DATA EXCERPT:
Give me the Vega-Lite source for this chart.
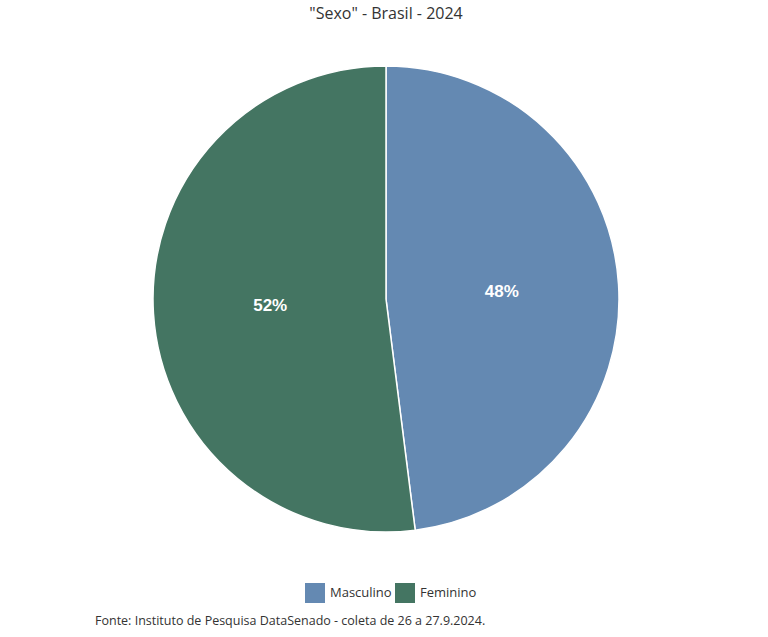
{
  "$schema": "https://vega.github.io/schema/vega-lite/v6.json",
  "background": "white",
  "padding": {"left": 4, "right": 0, "top": 6, "bottom": 0},
  "title": {"text": "\"Sexo\" - Brasil - 2024", "fontSize": 16, "font": "Open Sans", "fontWeight": "normal", "color": "#333333", "anchor": "middle", "offset": 41},
  "config": {"view": {"stroke": null}, "concat": {"spacing": 0}},
  "vconcat": [
    {
      "width": 764,
      "height": 466,
      "title": {"text": "Fonte: Instituto de Pesquisa DataSenado - coleta de 26 a 27.9.2024.", "orient": "bottom", "anchor": "start", "frame": "group", "dx": 91, "fontSize": 12.5, "font": "Open Sans", "fontWeight": "normal", "color": "#333333", "offset": 80},
      "data": {"values": [
        {"sexo": "Masculino", "pct": 48, "rotulo": "48%"},
        {"sexo": "Feminino", "pct": 52, "rotulo": "52%"}
      ]},
      "encoding": {
        "theta": {"field": "pct", "type": "quantitative", "stack": true},
        "order": {"field": "pct", "type": "quantitative", "sort": "ascending"},
        "color": {
          "field": "sexo", "type": "nominal",
          "scale": {"domain": ["Masculino", "Feminino"], "range": ["#6489B2", "#447562"]},
          "legend": {"title": null, "orient": "none", "legendX": 301, "legendY": 517, "direction": "horizontal", "symbolType": "square", "symbolSize": 400, "symbolStrokeWidth": 0, "labelFontSize": 13, "labelFont": "Open Sans", "labelColor": "#333333", "columnPadding": 3, "labelOffset": 5}
        }
      },
      "layer": [
        {"mark": {"type": "arc", "outerRadius": 233, "stroke": "white", "strokeWidth": 1.5}},
        {"mark": {"type": "text", "radius": 116, "fontSize": 17, "fontWeight": "bold", "font": "Liberation Sans", "fill": "white"},
         "encoding": {"text": {"field": "rotulo"}}}
      ]
    }
  ]
}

PROBLEM:
Output all of the data exactly as it stands, minus any images.

EXERCISE RESPONSE:
Give me the Vega-Lite source for this chart.
{
  "$schema": "https://vega.github.io/schema/vega-lite/v6.json",
  "background": "white",
  "padding": {"left": 4, "right": 0, "top": 6, "bottom": 0},
  "title": {"text": "\"Sexo\" - Brasil - 2024", "fontSize": 16, "font": "Open Sans", "fontWeight": "normal", "color": "#333333", "anchor": "middle", "offset": 41},
  "config": {"view": {"stroke": null}, "concat": {"spacing": 0}},
  "vconcat": [
    {
      "width": 764,
      "height": 466,
      "title": {"text": "Fonte: Instituto de Pesquisa DataSenado - coleta de 26 a 27.9.2024.", "orient": "bottom", "anchor": "start", "frame": "group", "dx": 91, "fontSize": 12.5, "font": "Open Sans", "fontWeight": "normal", "color": "#333333", "offset": 80},
      "data": {"values": [
        {"sexo": "Masculino", "pct": 48, "rotulo": "48%"},
        {"sexo": "Feminino", "pct": 52, "rotulo": "52%"}
      ]},
      "encoding": {
        "theta": {"field": "pct", "type": "quantitative", "stack": true},
        "order": {"field": "pct", "type": "quantitative", "sort": "ascending"},
        "color": {
          "field": "sexo", "type": "nominal",
          "scale": {"domain": ["Masculino", "Feminino"], "range": ["#6489B2", "#447562"]},
          "legend": {"title": null, "orient": "none", "legendX": 301, "legendY": 517, "direction": "horizontal", "symbolType": "square", "symbolSize": 400, "symbolStrokeWidth": 0, "labelFontSize": 13, "labelFont": "Open Sans", "labelColor": "#333333", "columnPadding": 3, "labelOffset": 5}
        }
      },
      "layer": [
        {"mark": {"type": "arc", "outerRadius": 233, "stroke": "white", "strokeWidth": 1.5}},
        {"mark": {"type": "text", "radius": 116, "fontSize": 17, "fontWeight": "bold", "font": "Liberation Sans", "fill": "white"},
         "encoding": {"text": {"field": "rotulo"}}}
      ]
    }
  ]
}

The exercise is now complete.